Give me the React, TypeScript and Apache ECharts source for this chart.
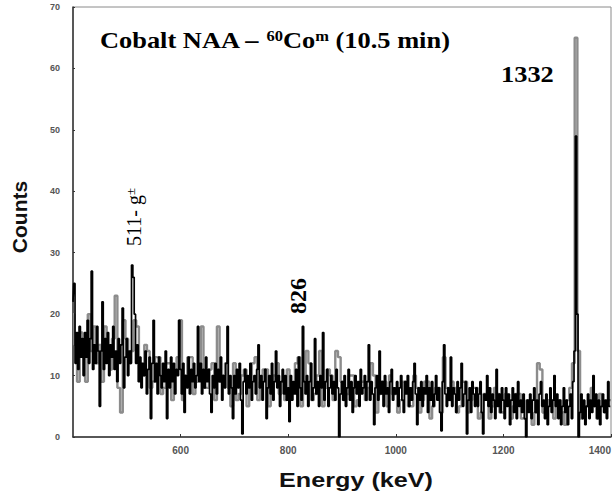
import React, { useEffect, useRef } from "react";
import * as echarts from "echarts";

// Spectrum channels (black trace), 2.5 keV per channel starting at 400 keV
const blackStartKeV = 400;
const blackStepKeV = 2.5;
const blackCounts = [
  22, 25, 12, 17, 11, 18, 13, 16, 10, 17, 13, 19, 12, 16, 27, 11, 15, 12, 18, 14,
  5, 14, 22, 11, 16, 12, 17, 10, 15, 13, 18, 11, 14, 9, 16, 12, 15, 21, 8, 13,
  16, 10, 14, 12, 28, 26, 20, 12, 15, 9, 13, 8, 12, 10, 14, 7, 11, 13, 3, 12,
  19, 9, 12, 7, 13, 10, 8, 12, 9, 14, 3, 11, 8, 13, 9, 12, 7, 11, 10, 19,
  11, 7, 12, 4, 10, 8, 13, 7, 11, 9, 12, 8, 10, 18, 9, 12, 7, 11, 8, 13,
  9, 11, 7, 4, 10, 8, 12, 7, 11, 9, 13, 6, 10, 8, 12, 18, 7, 10, 8, 3,
  10, 7, 11, 8, 12, 6, 0.5, 9, 11, 7, 10, 8, 12, 6, 9, 10, 7, 11, 15, 8,
  10, 6, 9, 11, 3, 8, 10, 7, 12, 6, 9, 14, 8, 10, 5, 9, 11, 7, 10, 6,
  8, 2.5, 10, 6, 9, 7, 11, 5, 13, 8, 6, 18, 9, 7, 10, 5, 9, 12, 6, 8,
  16, 7, 9, 5, 10, 8, 17, 6, 9, 11, 5, 8, 10, 7, 9, 6, 11, 8, 0, 7,
  9, 6, 10, 5, 8, 11, 6, 9, 4, 8, 10, 7, 9, 5, 11, 7, 8, 10, 6, 9,
  15, 6, 9, 7, 2, 8, 10, 6, 14, 7, 9, 5, 10, 7, 8, 4, 9, 11, 6, 8,
  7, 9, 5, 8, 10, 6, 4, 9, 7, 10, 5, 8, 6, 9, 12, 7, 2, 8, 6, 9,
  5, 8, 7, 10, 4, 8, 6, 9, 5, 7, 10, 6, 8, 4, 1, 9, 15, 7, 5, 8,
  6, 13, 5, 8, 7, 4, 9, 6, 8, 12, 5, 7, 9, 0.5, 6, 8, 4, 9, 7, 5,
  8, 5, 7, 9, 4, 0.5, 7, 6, 10, 5, 8, 4, 7, 6, 3, 11, 5, 7, 4, 8,
  6, 3, 8, 5, 7, 2, 6, 8, 4, 7, 3, 9, 5, 6, 4, 7, 3, 0, 6, 4,
  7, 3, 6, 8, 4, 6, 2, 7, 9, 5, 6, 3, 7, 2, 5, 8, 4, 6, 10, 5,
  7, 3, 6, 2, 5, 8, 4, 6, 2, 5, 7, 3, 9, 14, 49, 20, 0, 4, 7, 3,
  6, 2, 5, 7, 3, 6, 4, 10, 5, 7, 3, 6, 2, 5, 7, 4, 6, 3, 9, 5,
  5,
];

// Gray trace, 5 keV per channel starting at 400 keV
const grayStartKeV = 400;
const grayStepKeV = 5;
const grayCounts = [
  20, 15, 9, 17, 13, 9, 20, 14, 18, 12, 15, 9, 18, 13, 11, 16, 23, 8, 4, 19,
  16, 12, 14, 19, 18, 12, 10, 15, 14, 8, 9, 13, 13, 7, 8, 12, 12, 6, 10, 13,
  19, 6, 10, 13, 13, 7, 9, 12, 18, 8, 8, 11, 12, 6, 18, 9, 10, 12, 8, 5,
  12, 6, 7, 10, 11, 5, 8, 12, 13, 6, 9, 11, 11, 5, 8, 10, 12, 7, 9, 6,
  11, 7, 8, 12, 13, 5, 9, 14, 12, 6, 7, 10, 14, 5, 8, 11, 10, 6, 14, 13,
  9, 6, 7, 10, 10, 5, 6, 9, 9, 6, 8, 12, 10, 4, 7, 9, 9, 5, 10, 7,
  7, 4, 6, 9, 9, 5, 5, 10, 8, 4, 6, 9, 9, 3, 5, 8, 8, 4, 13, 8,
  6, 9, 8, 4, 5, 9, 9, 4, 6, 8, 8, 3, 4, 7, 7, 3, 5, 8, 7, 4,
  4, 7, 6, 3, 5, 7, 7, 3, 3, 6, 6, 2, 4, 12, 11, 4, 5, 6, 6, 3,
  5, 6, 4, 2, 6, 8, 12, 65, 14, 3, 4, 5, 6, 8, 5, 3, 7, 5, 4, 6,
  6,
];

const xTicks = [400, 600, 800, 1000, 1200, 1400];
const yTicks = [0, 10, 20, 30, 40, 50, 60, 70];

const SERIF = '"Liberation Serif", "Times New Roman", serif';
const SANS = '"Liberation Sans", Arial, sans-serif';

export default function App() {
  const ref = useRef<HTMLDivElement>(null);
  useEffect(() => {
    if (!ref.current) return;
    const chart = echarts.init(ref.current, undefined, { renderer: "svg" });
    const blackData = blackCounts.map((v, i) => [blackStartKeV + i * blackStepKeV, v]);
    const grayData = grayCounts.map((v, i) => [grayStartKeV + i * grayStepKeV, v]);
    chart.setOption({
      animation: false,
      grid: {
        left: 73,
        right: 2,
        top: 7,
        bottom: 55,
        show: true,
        borderColor: "#8a8a8a",
        borderWidth: 1,
      },
      xAxis: {
        type: "value",
        min: xTicks[0],
        max: xTicks[xTicks.length - 1],
        interval: xTicks[1] - xTicks[0],
        axisLine: { lineStyle: { color: "#333", width: 1.5 } },
        axisTick: { inside: true, length: 3, lineStyle: { color: "#333" } },
        axisLabel: {
          showMinLabel: false,
          alignMaxLabel: "right",
          margin: 8,
          fontSize: 10,
          fontFamily: SANS,
          fontWeight: "bold",
          color: "#555",
          formatter: (v: number) => String(v),
        },
        splitLine: { show: false },
      },
      yAxis: {
        type: "value",
        min: yTicks[0],
        max: yTicks[yTicks.length - 1],
        interval: yTicks[1] - yTicks[0],
        axisLine: { show: true, lineStyle: { color: "#333", width: 1.5 } },
        axisTick: { show: true, inside: true, length: 2, lineStyle: { color: "#333" } },
        axisLabel: {
          margin: 13,
          fontSize: 9,
          fontFamily: SANS,
          fontWeight: "bold",
          color: "#555",
        },
        splitLine: { show: false },
      },
      series: [
        {
          type: "line",
          data: grayData,
          step: "middle",
          symbol: "none",
          lineStyle: { color: "#8c8c8c", width: 2.4 },
          z: 1,
        },
        {
          type: "line",
          data: blackData,
          step: "middle",
          symbol: "none",
          lineStyle: { color: "#000", width: 1.7 },
          z: 2,
        },
      ],
      graphic: [
        {
          type: "text",
          x: 100,
          y: 28,
          scaleX: 1.1,
          style: {
            text: "{n|Cobalt NAA – }{s|60}{n|Co}{s|m}{n| (10.5 min)}",
            rich: {
              n: { fontFamily: SERIF, fontWeight: "bold", fontSize: 24, fill: "#000" },
              s: { fontFamily: SERIF, fontWeight: "bold", fontSize: 15, fill: "#000", verticalAlign: "top" },
            },
            fill: "#000",
          },
        },
        {
          type: "text",
          x: 501,
          y: 62,
          scaleX: 1.1,
          style: {
            text: "1332",
            font: `bold 24px ${SERIF}`,
            fill: "#000",
          },
        },
        {
          type: "text",
          x: 134,
          y: 246,
          rotation: Math.PI / 2,
          style: {
            text: "{n|511- g}{s|±}",
            rich: {
              n: { fontFamily: SERIF, fontSize: 20, fill: "#000" },
              s: { fontFamily: SERIF, fontSize: 13, fill: "#000", verticalAlign: "top" },
            },
            align: "left",
            verticalAlign: "middle",
          },
        },
        {
          type: "text",
          x: 298,
          y: 314,
          rotation: Math.PI / 2,
          style: {
            text: "826",
            font: `bold 24px ${SERIF}`,
            fill: "#000",
            align: "left",
            verticalAlign: "middle",
          },
        },
        {
          type: "text",
          x: 19,
          y: 217,
          rotation: Math.PI / 2,
          style: {
            text: "Counts",
            font: `bold 21px ${SANS}`,
            fill: "#111",
            align: "center",
            verticalAlign: "middle",
          },
        },
        {
          type: "text",
          x: 356,
          y: 480,
          scaleX: 1.2,
          style: {
            text: "Energy (keV)",
            font: `bold 21px ${SANS}`,
            fill: "#111",
            align: "center",
            verticalAlign: "middle",
          },
        },
      ],
    });
    return () => chart.dispose();
  }, []);
  return (
    <div
      ref={ref}
      style={{ position: "absolute", left: 0, top: 0, width: 614, height: 492 }}
    />
  );
}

Directions - Pictures are excluded; extract exactly the lines from the start of the data through the line that holds "import * as", both ends included.

The reply -
Give me the React, TypeScript and Apache ECharts source for this chart.
import React, { useEffect, useRef } from "react";
import * as echarts from "echarts";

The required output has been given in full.